Heliyon (Oct 2024)
Identification of novel proteins for coronary artery disease by integrating GWAS data and human plasma proteomes
Abstract
Background: Most coronary artery disease (CAD) risk loci identified by genome-wide association studies (GWAS) are located in non-coding regions, hampering the interpretation of how they confer CAD risk. It is essential to integrate GWAS with molecular traits data to further explore the genetic basis of CAD. Methods: We used the probabilistic Mendelian randomization (PMR) method to identify potential proteins involved in CAD by integrating CAD GWAS data (∼76,014 cases and ∼264,785 controls) and human plasma proteomes (N = 35,559).

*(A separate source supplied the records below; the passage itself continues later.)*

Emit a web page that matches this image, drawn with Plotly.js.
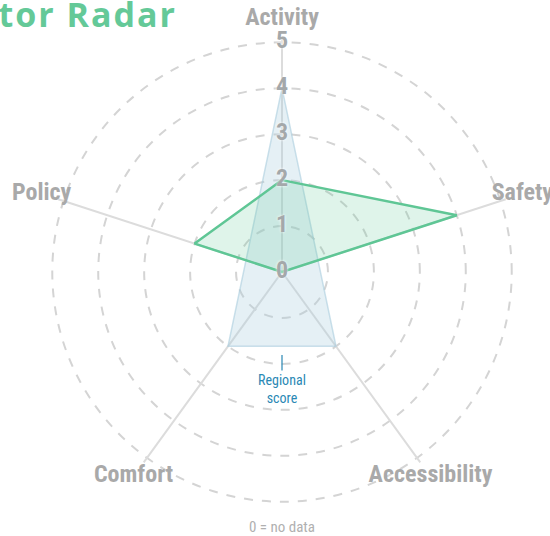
<!DOCTYPE html>
<html>
<head>
    <title>Indicator Radar</title>
    <script src="https://cdn.plot.ly/plotly-3.0.1.min.js"></script>
    <style>
        body { margin: 0; background-color: white; }
        #radar { width: 550px; height: 536px; }
        #radar .gtitle { letter-spacing: 2px; }
    </style>
</head>
<body>
    <div id="radar"></div>
    <script>
        // Axes of the radar, clockwise from the top
        const categories = ['Activity', 'Safety', 'Accessibility', 'Comfort', 'Policy'];
        // Regional score (blank = no data, skipped)
        const regionalScore = [4, null, 2, 2, null];
        // Local score
        const localScore = [2, 4, 0, 0, 2];
        // Radial tick labels drawn along the Activity spoke
        const scaleLabels = [0, 1, 2, 3, 4, 5];

        const font = 'Roboto Condensed, Roboto, Arial, sans-serif';
        const closeLoop = arr => arr.concat([arr[0]]);

        // spokes, one short line per axis
        const spokeTraces = categories.map(c => ({
            type: 'scatterpolar',
            r: [0, 5.12],
            theta: [c, c],
            mode: 'lines',
            line: {color: '#dcdcdc', width: 2},
            hoverinfo: 'skip'
        }));

        const regionalTrace = {
            type: 'scatterpolar',
            r: closeLoop(regionalScore),
            theta: closeLoop(categories),
            connectgaps: true,
            fill: 'toself',
            fillcolor: 'rgba(170,205,222,0.30)',
            mode: 'lines',
            line: {color: 'rgba(170,205,222,0.6)', width: 1.5},
            hoverinfo: 'skip'
        };

        const localTrace = {
            type: 'scatterpolar',
            r: closeLoop(localScore),
            theta: closeLoop(categories),
            fill: 'toself',
            fillcolor: 'rgba(96,199,149,0.20)',
            mode: 'lines',
            line: {color: '#5fc695', width: 2.5},
            hoverinfo: 'skip'
        };

        const scaleTrace = {
            type: 'scatterpolar',
            r: scaleLabels,
            theta: scaleLabels.map(() => categories[0]),
            mode: 'text',
            text: scaleLabels.map(String),
            textposition: 'middle center',
            textfont: {family: font, size: 24, color: '#a4a8aa', weight: 'bold', shadow: '0px 0px 3px white'},
            hoverinfo: 'skip'
        };

        // axis names, centred just outside the outer ring
        const nameTrace = {
            type: 'scatterpolar',
            r: categories.map(() => 5.5),
            theta: categories,
            mode: 'text',
            text: categories,
            textposition: 'middle center',
            cliponaxis: false,
            textfont: {family: font, size: 24, color: '#a9a9a9', weight: 'bold'},
            hoverinfo: 'skip'
        };

        const layout = {
            width: 550,
            height: 536,
            margin: {l: 27, r: 13, t: 17, b: 9},
            paper_bgcolor: 'white',
            showlegend: false,
            title: {
                text: 'Indicator Radar',
                font: {family: 'Open Sans, sans-serif', size: 34, color: '#64c998', weight: 'bold'},
                xref: 'container',
                yref: 'container',
                x: 177 / 550,
                xanchor: 'right',
                y: 1 - 15 / 536,
                yanchor: 'middle'
            },
            polar: {
                domain: {x: [0, 1], y: [0, 1]},
                bgcolor: 'white',
                radialaxis: {
                    range: [0, 5.55],
                    tickvals: [1, 2, 3, 4, 5],
                    showticklabels: false,
                    ticks: '',
                    showline: false,
                    angle: 90,
                    gridcolor: '#d4d4d4',
                    gridwidth: 2,
                    griddash: 'dash'
                },
                angularaxis: {
                    type: 'category',
                    categoryarray: categories,
                    rotation: 90,
                    direction: 'clockwise',
                    showline: false,
                    showticklabels: false,
                    showgrid: false,
                    ticks: ''
                }
            },
            annotations: [
                {
                    text: 'Regional<br>score',
                    xref: 'paper', yref: 'paper',
                    x: 0.5, y: 0.3373,
                    showarrow: true, arrowhead: 0, arrowwidth: 1.2, arrowcolor: '#2a88b4',
                    ax: 0, ay: 34,
                    font: {family: font, size: 14, color: '#2a88b4'}
                },
                {
                    text: '0 = no data',
                    xref: 'paper', yref: 'paper',
                    x: 0.5, y: 0.0,
                    yanchor: 'middle',
                    showarrow: false,
                    font: {family: font, size: 15, color: '#b0b0b0'}
                }
            ]
        };

        Plotly.newPlot('radar', spokeTraces.concat([regionalTrace, localTrace, scaleTrace, nameTrace]), layout, {displayModeBar: false, staticPlot: true});
    </script>
</body>
</html>
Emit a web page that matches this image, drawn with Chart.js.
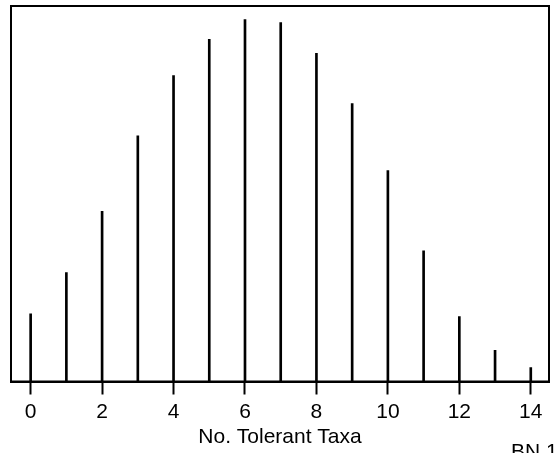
<!DOCTYPE html>
<html lang="en">
<head>
    <meta charset="UTF-8">
    <title>No. Tolerant Taxa</title>
    <style>
        body {
            margin: 0;
            background: #fff;
            overflow: hidden;
        }
        .wrap {
            position: relative;
            width: 556px;
            height: 453px;
        }
        .tag {
            position: absolute;
            left: 511px;
            top: 439px;
            font-family: "Liberation Sans", Arial, sans-serif;
            font-size: 21px;
            color: #000;
            white-space: nowrap;
        }
    </style>
    <script src="https://cdn.jsdelivr.net/npm/chart.js"></script>
</head>
<body>
    <div class="wrap">
        <canvas id="chart" width="556" height="453"></canvas>
        <div class="tag">BN 1</div>
    </div>

    <script>
        // number of tolerant taxa and relative frequency (y axis unlabeled in source)
        const taxa = [0, 1, 2, 3, 4, 5, 6, 7, 8, 9, 10, 11, 12, 13, 14];
        const freq = [18.0, 29.0, 45.3, 65.4, 81.5, 91.1, 96.4, 95.6, 87.4, 74.0, 56.2, 34.8, 17.3, 8.3, 3.7];
        const xTicks = [0, 2, 4, 6, 8, 10, 12, 14];

        const frame = {
            id: 'frame',
            afterDraw(chart) {
                const a = chart.chartArea;
                const ctx = chart.ctx;
                ctx.save();
                ctx.strokeStyle = '#000';
                ctx.lineWidth = 2;
                ctx.strokeRect(a.left, a.top, a.right - a.left, a.bottom - a.top);
                ctx.restore();
            }
        };

        const font = { family: '"Liberation Sans", Arial, sans-serif', size: 21 };

        new Chart(document.getElementById('chart'), {
            type: 'bar',
            data: {
                datasets: [{
                    data: taxa.map((t, i) => ({ x: t, y: freq[i] })),
                    backgroundColor: '#000',
                    borderWidth: 0,
                    barThickness: 2
                }]
            },
            options: {
                responsive: false,
                animation: false,
                layout: { padding: { left: 11, right: 7, top: 6, bottom: 0 } },
                plugins: {
                    legend: { display: false },
                    tooltip: { enabled: false }
                },
                scales: {
                    x: {
                        type: 'linear',
                        offset: false,
                        min: -0.55,
                        max: 14.51,
                        afterBuildTicks: scale => {
                            scale.ticks = xTicks.map(v => ({ value: v }));
                        },
                        afterFit: scale => { scale.height = 71.5; },
                        grid: {
                            offset: false,
                            drawOnChartArea: false,
                            tickLength: 13,
                            tickWidth: 2,
                            color: '#000'
                        },
                        border: { color: '#000', width: 2 },
                        ticks: {
                            color: '#000',
                            padding: 5,
                            maxRotation: 0,
                            font: font
                        },
                        title: {
                            display: true,
                            text: 'No. Tolerant Taxa',
                            color: '#000',
                            padding: { top: 0, bottom: 3 },
                            font: font
                        }
                    },
                    y: {
                        display: false,
                        min: 0,
                        max: 100
                    }
                }
            },
            plugins: [frame]
        });
    </script>
</body>
</html>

Then, Bayesian co-localization analysis, confirmatory PMR analysis using independent plasma proteome data (N = 7752), and gene expression data (N1 = 213, N2 = 670) were performed to validate candidate proteins. We further investigated the associations between candidate proteins and CAD-related traits and explored the rationality and biological functions of candidate proteins through disease enrichment, cell type-specific, GO, and KEGG enrichment analysis. Results: This study inferred that the abundance of 30 proteins in the plasma was causally associated with CAD (P < 0.05/4408, Bonferroni correction), such as PLG, IL15RA, and CSNK2A1. PLG, PSCK9, COLEC11, ZNF180, ERP29, TCP1, FN1, CDH5, IL15RA, MGAT4B, TNFRSF6B, DNM2, and TGF1R were replicated in the confirmatory PMR (P < 0.05). PCSK9 (PP.H4 = 0.99), APOB (PP.H4 = 0.89), FN1 (PP.H4 = 0.87), and APOC1 (PP.H4 = 0.78) coding proteins shared one common variant with CAD. MTAP, TCP1, APOC2, ERP29, MORF4L1, C19orf80, PCSK9, APOC1, EPOR, DNM2, TNFRSF6B, CDKN2B, and LDLR were supported by PMR at the transcriptome level in whole blood and/or coronary arteries (P < 0.05). Enrichment analysis identified multiple pathways involved in cholesterol metabolism, regulation of lipoprotein levels and telomerase, such as cholesterol metabolism (hsa04979, P = 2.25E-7), plasma lipoprotein particle clearance (GO:0034381, P = 5.47E-5), and regulation of telomerase activity (GO:0051972, P = 2.34E-3). Conclusions: Our integration analysis has identified 30 candidate proteins for CAD, which may provide important leads to design future functional studies and potential drug targets for CAD.